— Records for the exercise —
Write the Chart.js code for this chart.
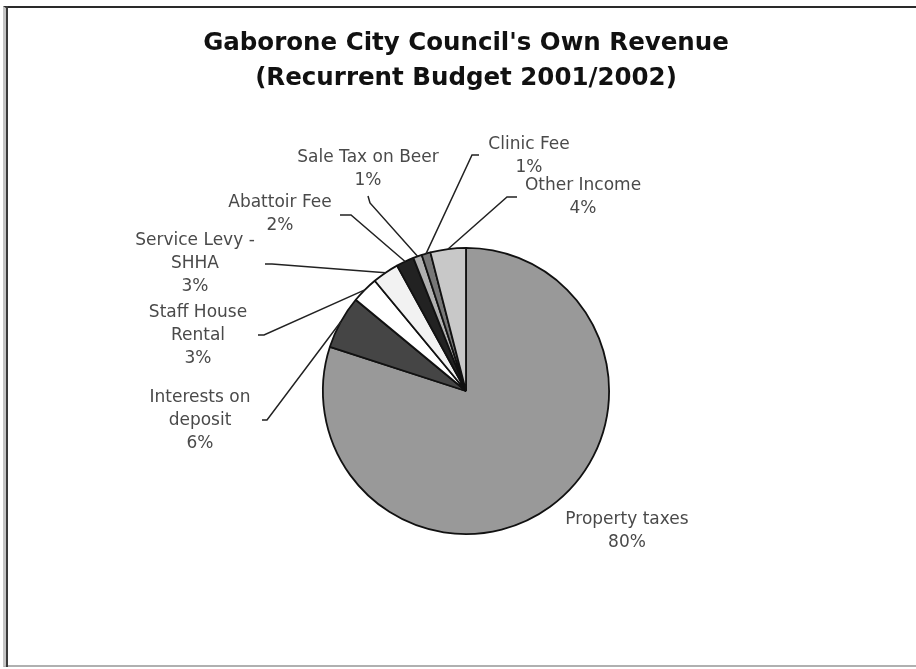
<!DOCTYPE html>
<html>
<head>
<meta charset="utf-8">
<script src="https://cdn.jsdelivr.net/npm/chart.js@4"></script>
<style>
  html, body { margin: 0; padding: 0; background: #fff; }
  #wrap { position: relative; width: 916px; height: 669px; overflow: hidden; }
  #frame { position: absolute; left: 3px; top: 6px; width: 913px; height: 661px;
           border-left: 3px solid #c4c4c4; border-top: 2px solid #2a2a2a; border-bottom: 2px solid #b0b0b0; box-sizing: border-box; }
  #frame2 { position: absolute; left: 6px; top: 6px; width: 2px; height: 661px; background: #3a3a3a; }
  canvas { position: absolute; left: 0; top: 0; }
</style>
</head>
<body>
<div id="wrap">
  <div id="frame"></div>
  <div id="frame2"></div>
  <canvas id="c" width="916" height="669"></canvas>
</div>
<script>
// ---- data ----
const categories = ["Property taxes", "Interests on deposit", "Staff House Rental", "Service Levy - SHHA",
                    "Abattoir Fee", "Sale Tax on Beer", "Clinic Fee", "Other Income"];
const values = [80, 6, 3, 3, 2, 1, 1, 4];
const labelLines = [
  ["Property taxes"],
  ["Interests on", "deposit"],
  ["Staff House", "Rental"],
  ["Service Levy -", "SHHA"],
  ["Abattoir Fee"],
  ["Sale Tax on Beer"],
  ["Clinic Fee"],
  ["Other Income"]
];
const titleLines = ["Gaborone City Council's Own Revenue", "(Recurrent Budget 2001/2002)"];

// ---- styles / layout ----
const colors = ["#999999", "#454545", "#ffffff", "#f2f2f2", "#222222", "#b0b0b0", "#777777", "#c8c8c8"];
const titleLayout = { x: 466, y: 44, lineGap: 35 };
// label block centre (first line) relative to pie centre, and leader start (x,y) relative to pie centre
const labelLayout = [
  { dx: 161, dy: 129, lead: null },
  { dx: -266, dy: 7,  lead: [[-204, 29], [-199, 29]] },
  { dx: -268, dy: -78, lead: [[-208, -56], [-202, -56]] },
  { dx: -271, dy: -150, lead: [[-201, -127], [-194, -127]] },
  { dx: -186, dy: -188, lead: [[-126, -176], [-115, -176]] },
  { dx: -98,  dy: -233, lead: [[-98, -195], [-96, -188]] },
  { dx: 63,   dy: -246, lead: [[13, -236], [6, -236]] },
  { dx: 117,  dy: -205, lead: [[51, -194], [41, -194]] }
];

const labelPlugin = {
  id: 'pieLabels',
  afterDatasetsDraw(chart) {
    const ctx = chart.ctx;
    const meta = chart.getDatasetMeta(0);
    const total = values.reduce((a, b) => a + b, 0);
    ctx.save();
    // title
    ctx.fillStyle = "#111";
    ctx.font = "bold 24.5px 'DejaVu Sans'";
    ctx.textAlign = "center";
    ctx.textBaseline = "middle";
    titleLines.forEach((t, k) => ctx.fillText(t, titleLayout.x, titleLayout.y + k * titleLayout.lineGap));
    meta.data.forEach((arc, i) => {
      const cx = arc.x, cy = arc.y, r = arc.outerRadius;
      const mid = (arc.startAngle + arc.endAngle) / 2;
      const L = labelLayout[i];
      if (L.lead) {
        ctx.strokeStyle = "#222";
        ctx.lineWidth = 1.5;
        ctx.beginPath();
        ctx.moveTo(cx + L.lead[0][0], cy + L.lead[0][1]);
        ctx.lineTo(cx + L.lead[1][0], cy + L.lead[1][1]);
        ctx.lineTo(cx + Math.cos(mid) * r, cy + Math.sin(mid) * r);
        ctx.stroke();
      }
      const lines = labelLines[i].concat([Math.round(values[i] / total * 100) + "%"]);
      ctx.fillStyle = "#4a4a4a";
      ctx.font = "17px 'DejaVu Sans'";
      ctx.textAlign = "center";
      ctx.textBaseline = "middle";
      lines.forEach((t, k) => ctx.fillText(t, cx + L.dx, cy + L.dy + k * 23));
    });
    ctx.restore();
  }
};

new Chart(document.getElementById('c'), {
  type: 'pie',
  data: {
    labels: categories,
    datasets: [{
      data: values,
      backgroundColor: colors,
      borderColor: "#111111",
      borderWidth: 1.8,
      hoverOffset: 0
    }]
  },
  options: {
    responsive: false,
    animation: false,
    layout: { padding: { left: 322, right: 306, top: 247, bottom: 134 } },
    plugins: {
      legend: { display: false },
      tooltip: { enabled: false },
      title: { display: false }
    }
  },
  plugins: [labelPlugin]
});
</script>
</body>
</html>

---

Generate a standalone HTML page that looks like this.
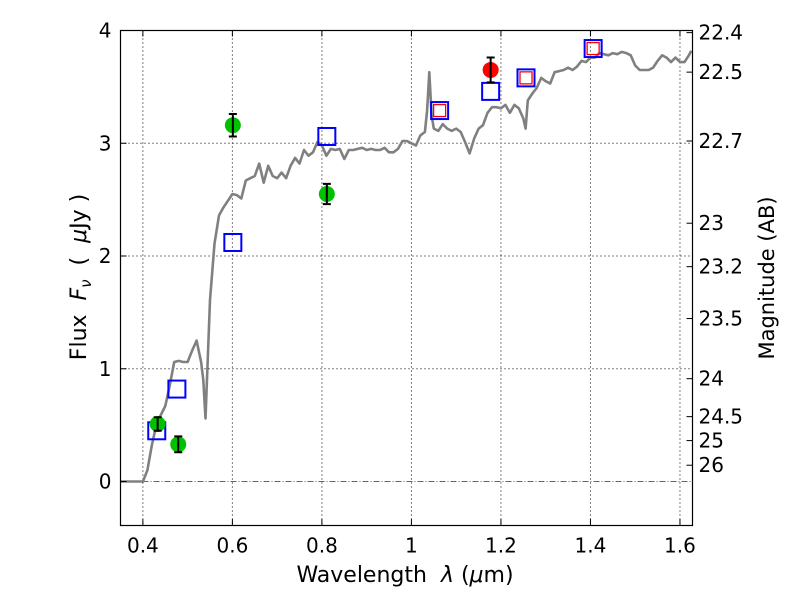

---

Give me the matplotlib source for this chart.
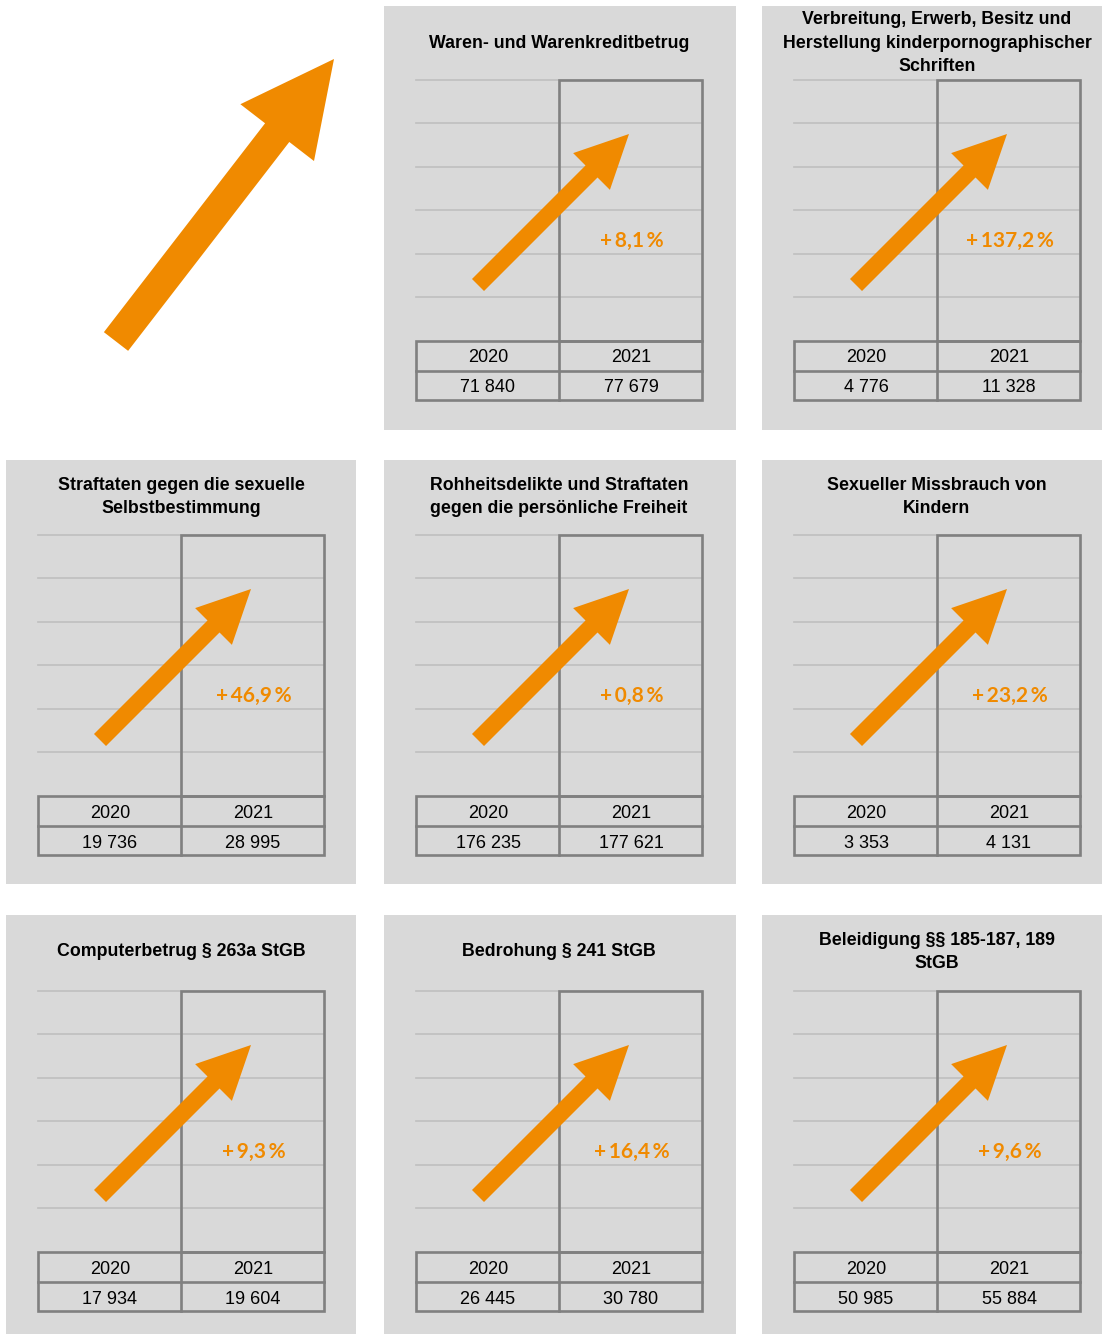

— Job —
Leaving out the pictures, extract the stretch from the line holding "Write the Chart.js code for this chart." through the line holding "City Council's Own", word for word.

— Answer —
Write the Chart.js code for this chart.
<!DOCTYPE html>
<html>
<head>
<meta charset="utf-8">
<script src="https://cdn.jsdelivr.net/npm/chart.js@4"></script>
<style>
  html, body { margin: 0; padding: 0; background: #fff; }
  #wrap { position: relative; width: 916px; height: 669px; overflow: hidden; }
  #frame { position: absolute; left: 3px; top: 6px; width: 913px; height: 661px;
           border-left: 3px solid #c4c4c4; border-top: 2px solid #2a2a2a; border-bottom: 2px solid #b0b0b0; box-sizing: border-box; }
  #frame2 { position: absolute; left: 6px; top: 6px; width: 2px; height: 661px; background: #3a3a3a; }
  canvas { position: absolute; left: 0; top: 0; }
</style>
</head>
<body>
<div id="wrap">
  <div id="frame"></div>
  <div id="frame2"></div>
  <canvas id="c" width="916" height="669"></canvas>
</div>
<script>
// ---- data ----
const categories = ["Property taxes", "Interests on deposit", "Staff House Rental", "Service Levy - SHHA",
                    "Abattoir Fee", "Sale Tax on Beer", "Clinic Fee", "Other Income"];
const values = [80, 6, 3, 3, 2, 1, 1, 4];
const labelLines = [
  ["Property taxes"],
  ["Interests on", "deposit"],
  ["Staff House", "Rental"],
  ["Service Levy -", "SHHA"],
  ["Abattoir Fee"],
  ["Sale Tax on Beer"],
  ["Clinic Fee"],
  ["Other Income"]
];
const titleLines = ["Gaborone City Council's Own Revenue", "(Recurrent Budget 2001/2002)"];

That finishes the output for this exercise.